### Task goal
Count every line of the material that holds the string "this". Respond with the total only.
>> start Information provided
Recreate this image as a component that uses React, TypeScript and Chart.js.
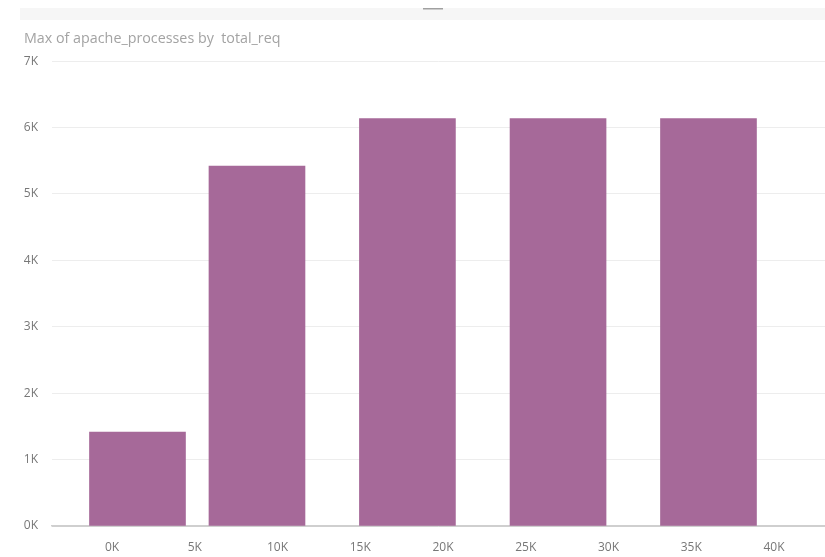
import React, { useEffect, useRef } from "react";
import { Chart, registerables } from "chart.js";

Chart.register(...registerables);

const binCenters = [1540, 8760, 17850, 26950, 36040];
const maxProcesses = [1415, 5420, 6137, 6137, 6137];
const xTickValues = [0, 5000, 10000, 15000, 20000, 25000, 30000, 35000, 40000];
const titleText = "Max of apache_processes by  total_req";

const FONT = "'Open Sans', 'Noto Sans', sans-serif";

const frame = {
  id: "frame",
  beforeDraw(chart: any) {
    const c = chart.ctx;
    c.save();
    c.fillStyle = "#ffffff";
    c.fillRect(0, 0, chart.width, chart.height);
    c.fillStyle = "#f6f6f6";
    c.fillRect(20, 8, chart.width - 20, 12);
    c.fillStyle = "#a0a0a0";
    c.fillRect(423, 8, 20, 1.5);
    c.restore();
  },
};

export default function App() {
  const ref = useRef<HTMLCanvasElement>(null);
  useEffect(() => {
    document.body.style.margin = "0";
    const chart = new Chart(ref.current!, {
      type: "bar",
      data: {
        datasets: [
          {
            label: "Max of apache_processes",
            data: binCenters.map((x, i) => ({ x, y: maxProcesses[i] })),
            backgroundColor: "#A66999",
            barThickness: 96,
          },
        ],
      },
      plugins: [frame],
      options: {
        animation: false,
        responsive: false,
        layout: { padding: { left: 24, top: 30, right: 0, bottom: 2 } },
        plugins: {
          legend: { display: false },
          tooltip: { enabled: false },
          title: {
            display: true,
            text: titleText,
            align: "start",
            color: "#a3a3a3",
            font: { family: FONT, size: 14.3, weight: "normal" },
            padding: { top: 0, bottom: 14 },
          },
        },
        scales: {
          x: {
            type: "linear",
            offset: false,
            min: -3625,
            max: 43080,
            afterBuildTicks: (scale: any) => {
              scale.ticks = xTickValues.map((v) => ({ value: v }));
            },
            afterFit: (scale: any) => {
              scale.height = 29;
            },
            ticks: {
              callback: (v: any) => Number(v) / 1000 + "K",
              color: "#777777",
              font: { family: FONT, size: 12 },
              padding: 14,
              maxRotation: 0,
              autoSkip: false,
            },
            grid: { display: false, drawTicks: false },
            border: { display: true, color: "#cfcfcf", width: 1.5 },
          },
          y: {
            min: 0,
            max: 7000,
            afterFit: (scale: any) => {
              scale.width = 28;
            },
            ticks: {
              stepSize: 1000,
              callback: (v: any) => Number(v) / 1000 + "K",
              color: "#777777",
              font: { family: FONT, size: 12 },
              padding: 14,
            },
            grid: {
              drawTicks: false,
              color: (ctx: any) => (ctx.tick && ctx.tick.value === 0 ? "#cfcfcf" : "#ededed"),
            },
            border: { display: false },
          },
        },
      },
    } as any);
    return () => chart.destroy();
  }, []);
  return (
    <div style={{ position: "absolute", left: 0, top: 0, width: 825, height: 557 }}>
      <canvas ref={ref} width={825} height={557} style={{ display: "block" }} />
    </div>
  );
}
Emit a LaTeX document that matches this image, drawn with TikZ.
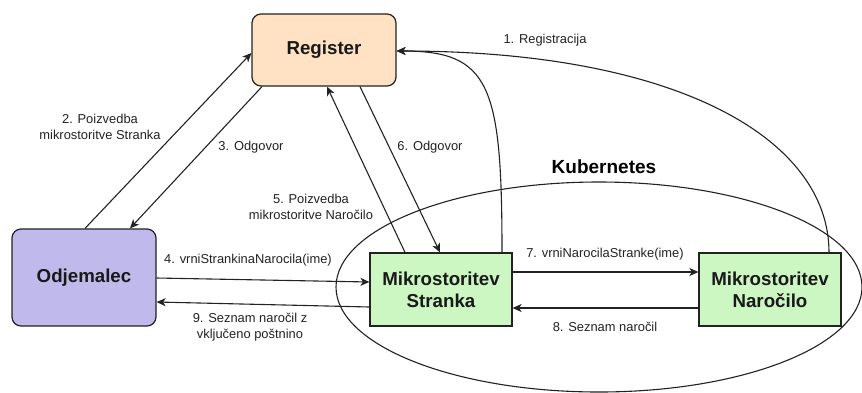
\documentclass[tikz,border=0pt]{standalone}
\usepackage{fontspec}
\setmainfont{Liberation Sans}
\usetikzlibrary{arrows.meta,shapes.geometric}

\definecolor{regfill}{HTML}{FFE1C4}
\definecolor{clifill}{HTML}{C0B9EC}
\definecolor{msfill}{HTML}{CCF6C2}
\definecolor{edgecol}{HTML}{222222}
\definecolor{labcol}{HTML}{222222}

\tikzset{
  box/.style={draw=edgecol, line width=1.2pt, inner sep=0pt, align=center,
    font=\fontsize{18.7}{22}\selectfont\bfseries, text=black!90},
  roundbox/.style={box, rounded corners=9pt},
  lab/.style={align=center, inner sep=0pt, text=labcol,
    font=\fontsize{12.9}{15.5}\selectfont},
  flow/.style={draw=edgecol, line width=1.1pt,
    -{Stealth[length=9pt,width=8pt,inset=2.5pt]}},
}

\begin{document}
\begin{tikzpicture}[x=1pt,y=-1pt]
\useasboundingbox (0,0) rectangle (862,392);

% Kubernetes cluster boundary
\node[draw=edgecol, line width=1.1pt, ellipse, minimum width=526pt,
  minimum height=210pt, inner sep=0pt] (k8s) at (599,287) {};
\node[font=\fontsize{19}{22}\selectfont\bfseries, inner sep=0pt] (k8slab) at (604,167) {Kubernetes};

% services
\node[roundbox, fill=regfill, minimum width=144pt, minimum height=72pt] (reg) at (324,50) {Register};
\node[roundbox, fill=clifill, minimum width=144pt, minimum height=97pt] (cli) at (84,277.5) {Odjemalec};
\node[box, fill=msfill, minimum width=142pt, minimum height=73pt] (str) at (441,289.5) {Mikrostoritev\\Stranka};
\node[box, fill=msfill, minimum width=142pt, minimum height=73pt] (nar) at (770,289.5) {Mikrostoritev\\Naročilo};

% registration of both microservices
\draw[flow] ([xshift=61pt]str.north) .. controls (502,85) and (490,51) .. ([yshift=-1pt]reg.east);
\draw[flow] ([xshift=59pt]nar.north) .. controls (829,140) and (680,51) .. ([yshift=-1pt]reg.east);

% client <-> registry
\draw[flow] ([xshift=1pt]cli.north) -- ([yshift=-3pt]reg.west);
\draw[flow] ([xshift=-62pt]reg.south) -- ([xshift=46pt]cli.north);

% Stranka <-> registry
\draw[flow] ([xshift=-36pt]str.north) -- ([xshift=3pt]reg.south);
\draw[flow] ([xshift=36pt]reg.south) -- ([xshift=-1pt]str.north);

% client <-> Stranka
\draw[flow] ([yshift=-0.5pt]cli.east) -- ([yshift=7.5pt]str.west);
\draw[flow] ([yshift=-17.5pt]str.west) -- ([yshift=-24.5pt]cli.east);

% Stranka <-> Naročilo
\draw[flow] ([yshift=17.5pt]str.east) -- ([yshift=17.5pt]nar.west);
\draw[flow] ([yshift=-18.5pt]nar.west) -- ([yshift=-18.5pt]str.east);

% step labels
\node[lab] (l1) at (545,40) {1. Registracija};
\node[lab] (l2) at (100,127) {2. Poizvedba\\mikrostoritve Stranka};
\node[lab] (l3) at (251,147) {3. Odgovor};
\node[lab] (l4) at (248,260) {4. vrniStrankinaNarocila(ime)};
\node[lab] (l5) at (311,207) {5. Poizvedba\\mikrostoritve Naročilo};
\node[lab] (l6) at (430,147) {6. Odgovor};
\node[lab] (l7) at (605,254) {7. vrniNarocilaStranke(ime)};
\node[lab] (l8) at (605,327) {8. Seznam naročil};
\node[lab] (l9) at (250,327) {9. Seznam naročil z\\vključeno poštnino};
\end{tikzpicture}
\end{document}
>> end Information provided
### Expected answer
2